Researchers at Yale were able to profile for the first time both microRNA and messenger RNA (mRNA) in the same individual cell. By doing so, they discovered new mechanisms that lead to the heterogeneity – that is, the many variations – of gene expression. The results are published today in Nature Communications.
The research is a collaboration between the laboratories of Rong Fan, associate professor of biomedical engineering, and Jun Lu, an associate professor of genetics at the Yale Stem Cell Center.
“Our work for the first time allowed for the direct measurement of all microRNAs and all mRNAs in single cells, which can provide direct evidence of how microRNAs control their target mRNAs,” Fan said.
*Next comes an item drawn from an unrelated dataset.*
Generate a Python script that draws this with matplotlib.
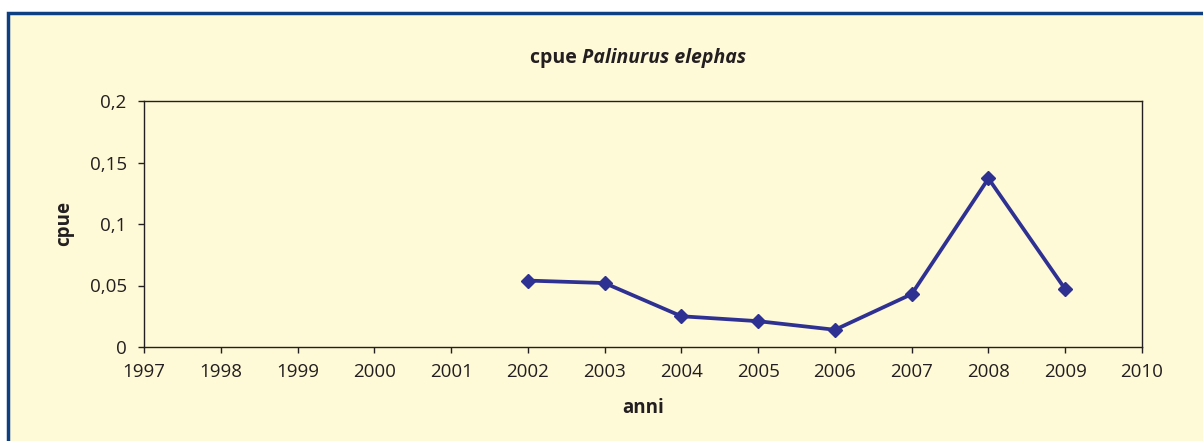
import matplotlib
matplotlib.use("Agg")
import matplotlib.pyplot as plt
from matplotlib.patches import Rectangle
from matplotlib.ticker import FixedLocator

years = [2002, 2003, 2004, 2005, 2006, 2007, 2008, 2009]
cpue = [0.054, 0.052, 0.025, 0.021, 0.014, 0.043, 0.137, 0.047]
xticks = list(range(1997, 2011))
yticks = [0, 0.05, 0.1, 0.15, 0.2]
ytick_labels = ["0", "0,05", "0,1", "0,15", "0,2"]

plt.rcParams['font.family'] = ['Open Sans', 'DejaVu Sans']

W, H = 1203, 441
fig = plt.figure(figsize=(W/100, H/100), dpi=100)
fig.patch.set_facecolor('white')

bg = '#FEF9D6'
txt = '#231F20'
# panel with blue border
fig.patches.append(Rectangle((7.5/W, -0.1), 1.2, (H - 12.5)/H + 0.1, transform=fig.transFigure,
                             facecolor=bg, edgecolor='#0E3F82', linewidth=2.5, zorder=-5))

ax = fig.add_axes([144/W, 1 - 347/H, (1142-144)/W, (347-101)/H])
ax.set_zorder(2)
ax.set_facecolor(bg)
ax.plot(years, cpue, color='#2E3192', linewidth=2.7, marker='D', markersize=7,
        markeredgecolor='#2E3192', markerfacecolor='#2E3192', clip_on=False)
ax.set_xlim(1997, 2010)
ax.set_ylim(0, 0.2)
ax.xaxis.set_major_locator(FixedLocator(xticks))
ax.set_xticklabels([str(x) for x in xticks])
ax.yaxis.set_major_locator(FixedLocator(yticks))
ax.set_yticklabels(ytick_labels)
ax.tick_params(direction='out', length=4.5, width=1, colors=txt, labelsize=13.5)
ax.tick_params(axis='x', pad=7)
ax.tick_params(axis='y', pad=8)
for s in ax.spines.values():
    s.set_color(txt)
    s.set_linewidth(1)
ax.set_xlabel('anni', fontsize=13.5, fontweight='bold', color=txt, labelpad=12)
ax.set_ylabel('cpue', fontsize=13.5, fontweight='bold', color=txt, labelpad=11)

t1 = fig.text(530/W, 1 - 58/H, 'cpue ', ha='left', va='center',
              fontsize=14, fontweight='bold', color=txt)
fig.texts.append(None) if False else None
ax.annotate('Palinurus elephas', xy=(1, 0.5), xycoords=t1, ha='left', va='center',
            fontsize=14, fontweight='bold', fontstyle='italic', color=txt, annotation_clip=False)

fig.savefig('out.png', dpi=100, facecolor=fig.get_facecolor())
To co-sequence microRNA and mRNA from the same cell, the researchers needed to develop a new approach, since conventional methods, such as magnetic capture and gel electrophoresis, don’t work reliably at the single-cell scale.The researchers used a “half-cell genomics” approach. To do so, they physically split a single-cell lysate – that is, the liquid containing all the materials from a single cell – into two equal fractions. This is trickier than it sounds, since ensuring that all the protein-bound nucleic acid materials are fully dissociated is a complicated process.
For the study, the researchers showed that the half-cell approach could lead to robust splitting of microRNA and mRNA from single cell lysates and that they could perform a co-measurement of both from the same cell. In doing so, they found evidence that variability in microRNA expression alone is responsible for non-genetic cell-to-cell heterogeneity.
The innovation could lead to unraveling numerous mysteries of the genome.
“This work brings new opportunities to investigate how the changes in small RNA expression in single cells contribute to non-genetic cell-to-cell variability, and how miRNA expression heterogeneity contributes to the control of single-cell level mRNA expression heterogeneity,” said Nayi Wang, a former Ph.D. student in Fan’s laboratory and lead author of the study.
The breakthrough could lead to a better understanding of cancer development, intratumor heterogeneity, and therapeutic resistance. The researchers said the next step may be to seek microRNA targets for cancer treatments.